Bloody cranesbill: I.H.F.
Another term for herbarium is, I learn, hortus siccus, literally ‘dry garden’.  The phrase is also good for the book I hold in my hand.  It has a faded (or discoloured?) marbled cover.  On the frontispiece, carefully written in black italic pen, ‘HORTUS SICCUS’ and in smaller capitals ‘I.H.F’; underneath, ‘Edinburgh.  May 22nd.  1834’.   At first I think this is the only clue to the author.  Later, I discover in faded sloping writing on the inside cover, ‘I.H. Freeman’.  A quick internet search provides no clue.  For no good reason, I feel this is the work of a woman – and then I’m not so sure.   There are upwards of 150 pressings, organised mainly two or four to a page.  The samples are glued rather than taped.  Each is headed with Latin and common names and family: here 'Geranium sanguineum Bloody Cranesbill Monadelphia Decandria (Geraniacea)'.     Beneath all but the last few, there is a number, with a source and date (this is No. 16 ‘Salisbury Craigs May 26th’).  For the last twenty or so, annotations are sketchier, and one or two final specimens at the end are unlabelled.  Did this collector run out of time, or energy? At the end, I.F. has included an alphabetical index, although the system falters with later additions – No. 149, for example, Parnassia palustris, squeezes in out of order at the end of the Ps.  I hold the book up to my face and breathe in a sharp peppery scent, ancient, exotic, dusty.  And the pages carry their own ghosts, pale imprints of the sample on the opposite page, like a dream of a flower long forgotten.

'Miss Sarah Anne Drake
Our morning in fact was peopled with women.  Marion Seward, daughter of a Hartlepool shipbuilder and wife of (!) Sir Albert Charles Seward, Professor of Botany for 30 years and master of Downing College, was in her own right an accomplished botanical artist, illustrating her husband’s books and papers as well as bringing up four daughters and engaging in various projects for refugees and war widows.   Much loved in Cambridge, she apparently died in 1924 of ‘overwork’.  Miss Sarah Anne (‘Ducky’) Drake is again known in relation to a man.  Family friend and nanny to the three children of John Lindley, Professor of Botany at University College London and ‘father of orchidology’, she lived in the family home and was his principal botanical illustrator, averaging 75 paintings a year.  She died supposedly of diabetes, then incurable, though one source suggests the toxic effects of a 15-year intensive painting career may have contributed.  Georgiana Molloy was a plant hunter and, whilst she is named on some of Lindley’s specimens, from Swan River in Australia, for example, often her contributions are attributed to Captain James Mangles, an impossibility as Mangles never left the UK.  In one of those weirdly unsettling but satisfying moments of serendipity, I discover that Georgiana was born to the Kennedy family of Crosby Lodge near Carlisle, a stone’s throw from our family home (albeit much more modest) in the Cumbrian-Scottish borders.  
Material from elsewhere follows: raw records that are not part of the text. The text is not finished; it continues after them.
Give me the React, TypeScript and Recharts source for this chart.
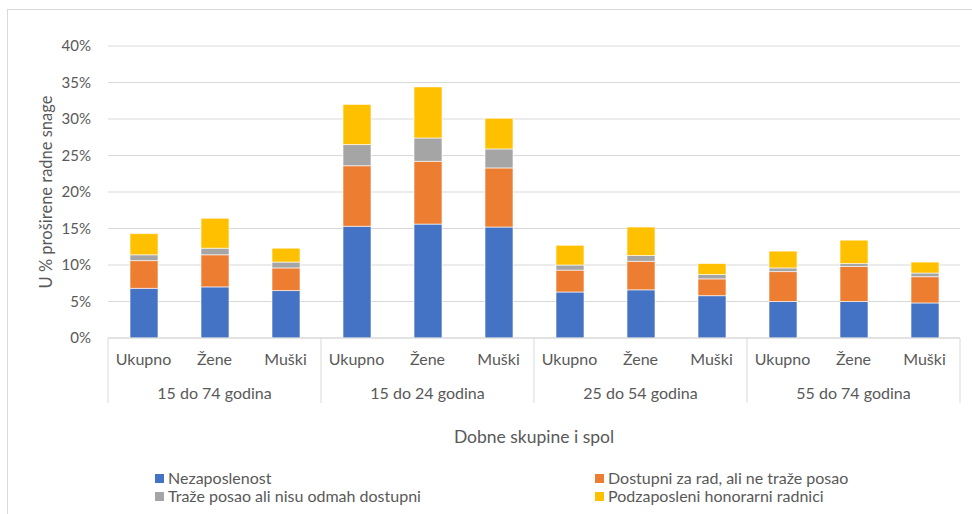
import React from 'react';
import { BarChart, Bar, XAxis, YAxis, CartesianGrid } from 'recharts';

const CATEGORIES = ['Ukupno', 'Žene', 'Muški', 'Ukupno', 'Žene', 'Muški', 'Ukupno', 'Žene', 'Muški', 'Ukupno', 'Žene', 'Muški'];
const GROUPS = ['15 do 74 godina', '15 do 24 godina', '25 do 54 godina', '55 do 74 godina'];

const NEZAPOSLENOST = [6.8, 7.0, 6.5, 15.3, 15.6, 15.2, 6.3, 6.6, 5.8, 5.0, 5.0, 4.8];
const DOSTUPNI = [3.8, 4.4, 3.1, 8.3, 8.6, 8.1, 3.0, 3.9, 2.3, 4.1, 4.8, 3.6];
const TRAZE = [0.8, 0.9, 0.8, 2.9, 3.2, 2.6, 0.7, 0.8, 0.6, 0.5, 0.4, 0.5];
const PODZAPOSLENI = [2.9, 4.1, 1.9, 5.5, 7.0, 4.2, 2.7, 3.9, 1.5, 2.3, 3.2, 1.5];

const Y_TICKS = [0, 5, 10, 15, 20, 25, 30, 35, 40];

const SERIES = [
  { key: 'nez', name: 'Nezaposlenost', color: '#4472C4' },
  { key: 'dos', name: 'Dostupni za rad, ali ne traže posao', color: '#ED7D31' },
  { key: 'tra', name: 'Traže posao ali nisu odmah dostupni', color: '#A5A5A5' },
  { key: 'pod', name: 'Podzaposleni honorarni radnici', color: '#FFC000' },
];

const data = CATEGORIES.map((c, i) => ({
  cat: c,
  nez: NEZAPOSLENOST[i],
  dos: DOSTUPNI[i],
  tra: TRAZE[i],
  pod: PODZAPOSLENI[i],
}));

const W = 972;
const H = 514;
const MARGIN = { top: 46, right: 12, bottom: 0, left: 0 };
const Y_AXIS_W = 108;
const BAND = (W - MARGIN.left - MARGIN.right - Y_AXIS_W) / CATEGORIES.length;

const FONT = 'Lato, "Open Sans", sans-serif';
const TEXT = '#595959';
const GRID = '#d9d9d9';

function CategoryTick(props: any) {
  const { x, y, payload } = props;
  const i = props.index ?? payload.index;
  const half = BAND / 2;
  return (
    <g>
      <text x={x} y={y + 27} textAnchor="middle" fill={TEXT} fontSize={16} fontFamily={FONT}>
        {CATEGORIES[i]}
      </text>
      {i % 3 === 1 && (
        <text x={x} y={y + 61} textAnchor="middle" fill={TEXT} fontSize={16} fontFamily={FONT}>
          {GROUPS[(i - 1) / 3]}
        </text>
      )}
      {i % 3 === 0 && <line x1={x - half} x2={x - half} y1={y} y2={y + 65} stroke={GRID} />}
      {i === CATEGORIES.length - 1 && <line x1={x + half} x2={x + half} y1={y} y2={y + 65} stroke={GRID} />}
    </g>
  );
}

export default function App() {
  return (
    <div style={{ position: 'absolute', left: 0, top: 0, width: W, height: H, overflow: 'hidden', background: '#fff', fontFamily: FONT }}>
      <div style={{ position: 'absolute', left: 7, top: 9, width: W, height: H, border: `1px solid ${GRID}` }} />
      <BarChart width={W} height={H} data={data} margin={MARGIN}>
        <CartesianGrid vertical={false} stroke={GRID} />
        <XAxis
          dataKey="cat"
          interval={0}
          height={176}
          tickSize={0}
          tickMargin={0}
          tickLine={false}
          axisLine={{ stroke: GRID }}
          tick={<CategoryTick />}
          label={{ value: 'Dobne skupine i spol', position: 'insideBottom', offset: 71, fill: TEXT, fontSize: 17.5, fontFamily: FONT }}
        />
        <YAxis
          width={Y_AXIS_W}
          domain={[0, 40]}
          ticks={Y_TICKS}
          tickFormatter={(v: number) => `${v}%`}
          axisLine={false}
          tickLine={false}
          tickSize={0}
          tickMargin={17}
          tick={{ fill: TEXT, fontSize: 15, fontFamily: FONT }}
          label={{ value: 'U % proširene radne snage', angle: -90, position: 'center', dx: -8, fill: TEXT, fontSize: 16.5, fontFamily: FONT }}
        />
        {SERIES.map((s) => (
          <Bar key={s.key} dataKey={s.key} name={s.name} stackId="a" fill={s.color} stroke="#ffffff" strokeWidth={0.6} barSize={28} isAnimationActive={false} />
        ))}
      </BarChart>
      <div style={{ position: 'absolute', left: 155, top: 469, display: 'grid', gridTemplateColumns: '440px 300px', rowGap: 0, fontSize: 16, color: TEXT, lineHeight: '18px' }}>
        {SERIES.map((s) => (
          <div key={s.key} style={{ display: 'flex', alignItems: 'center', whiteSpace: 'nowrap' }}>
            <span style={{ display: 'inline-block', width: 9, height: 9, background: s.color, marginRight: 4 }} />
            {s.name}
          </div>
        ))}
      </div>
    </div>
  );
}
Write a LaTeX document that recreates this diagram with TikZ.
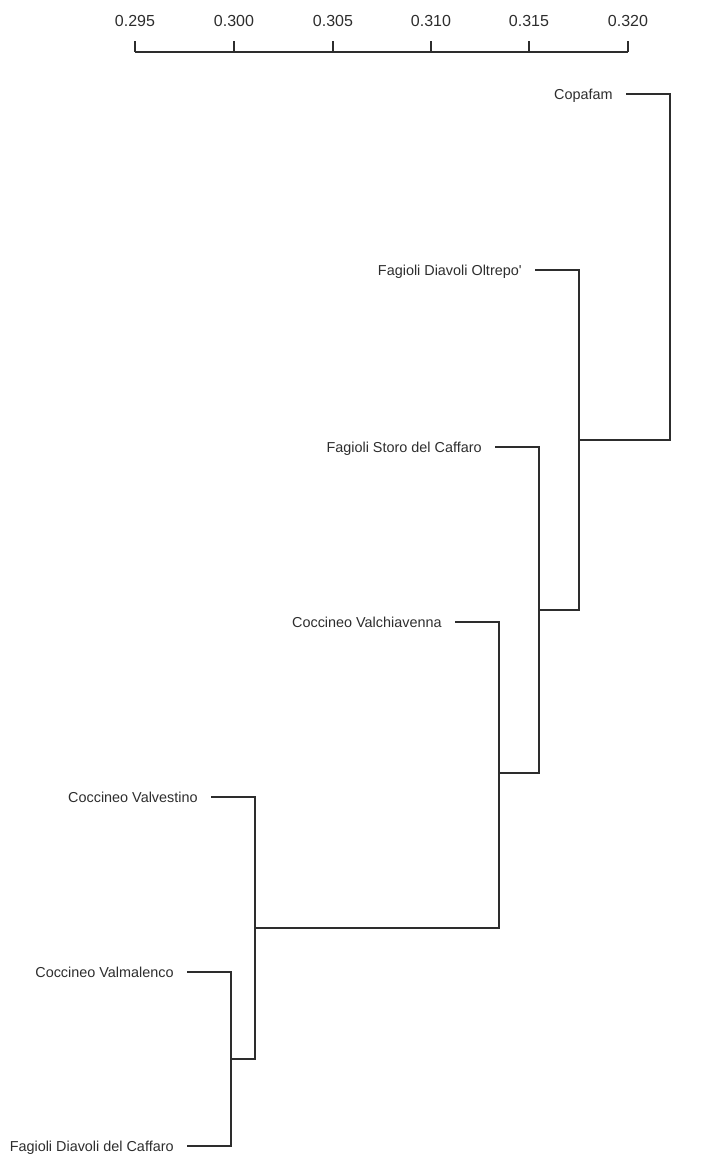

I suppose the painting, or much of it, was done indoors, but none of these women fit the bill of little women working quietly away behind the scenes, while their men were out and about
Marion Seward: Centaurea Cyanus (detail)
getting on with the important stuff.  Marion Seward managed to fit at least one trip to Australia into her busy schedule and her beautiful paintings, presumably used as illustrative material for Professor Seward's classes, are startlingly vibrant.  Even 'Ducky' Drake flew the Lindley nest eventually to enjoy, I hope, five years of married bliss back in her native Norfolk.  The admirable Georgiana Molloy battled a family fall-out over religion and then endured the struggles of being a new settler in a strange land.  Apparently her diaries reveal her unhappiness.  By the end of her life she had taught herself botany, had gained a quiet reputation amongst a few for the high standard of her plant specimens, and had a school named after  her, in addition to bearing seven children.   Of all the ghosts I  have met so far in my new home, Georgiana is the one I most want to get to know, from the inside out.